Sure, your mother told you never to judge a book by its cover. But on the web, image is everything. If the game were based on what’s actually beyond the URL, Stall would be the obvious nominee for the Parody Pulitzer. In the book review category, Stall’s review of Kathy Acker, My Mother, where “250 pages of the book are blank” smartly appeals to the postliterate in all of us. Stale, on the other hand, tries to combine the worst of a decade-old Wendy’s ad with Upton Sinclair in “Where’s the Beef, Inspector?” Nevertheless, Stale wins the ad banners, while Stall languishes with obscure-joke banners.
Stale better watch their back, because sometimes the grandest plans of a parodist backfire. After all, who’s not to say that Stall couldn’t reinvent itself as a parody of Stale? The more likely scenario, however, is that the “Oprah syndrome” takes over, and the cult of the victim (in this case, Kinsley) grows over time. In New York, a mediocre subway mugging transformed an ordinary commuter into the “legendary” Bernard Goetz. On the web, The Squat helped catapult The Spot from just another Southern California soap opera to Cool Site of the Year. If Microsoft were smart, it would acquire both Stale and Stall, set up alternate production staffs, and reap the ad revenue from all three.

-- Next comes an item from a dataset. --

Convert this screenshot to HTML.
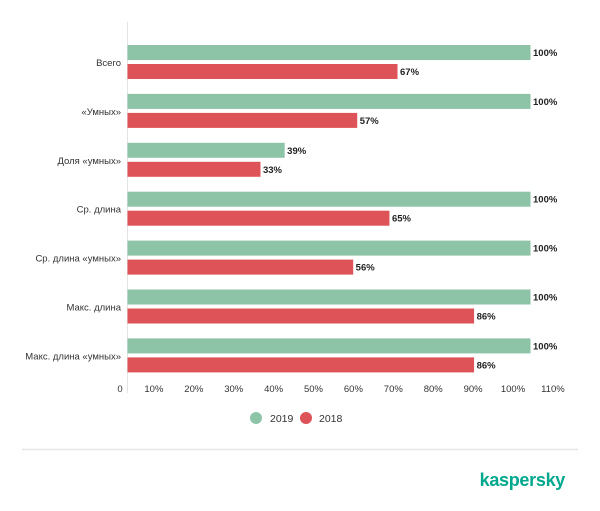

Don’t laugh - metaparody’s been done. Some of the web’s more jaundiced parodists have found that the thrill of vandalizing the unsuspecting mark dulls after a while, and instead turn sights on themselves. On the one hand, it’s a way of keeping one step ahead of the pack, of outparodying the parodists. On the other hand, or with the other hand, it’s a bit autoerotic. Sure, it may feel good for a while, but eventually you’ll just go blind. It used to be that high-profile crimes required high-profile tools - automatic weapons, getaway cars, Swiss bank accounts - and thus limited the number of people that could actually pull them off. But on the web, with such easy access to the weapons of choice - browsers, text editors, Paint Shop Pro - the work of the Way New Parodists seems to elicit an oddly familiar response: “I could have done that.”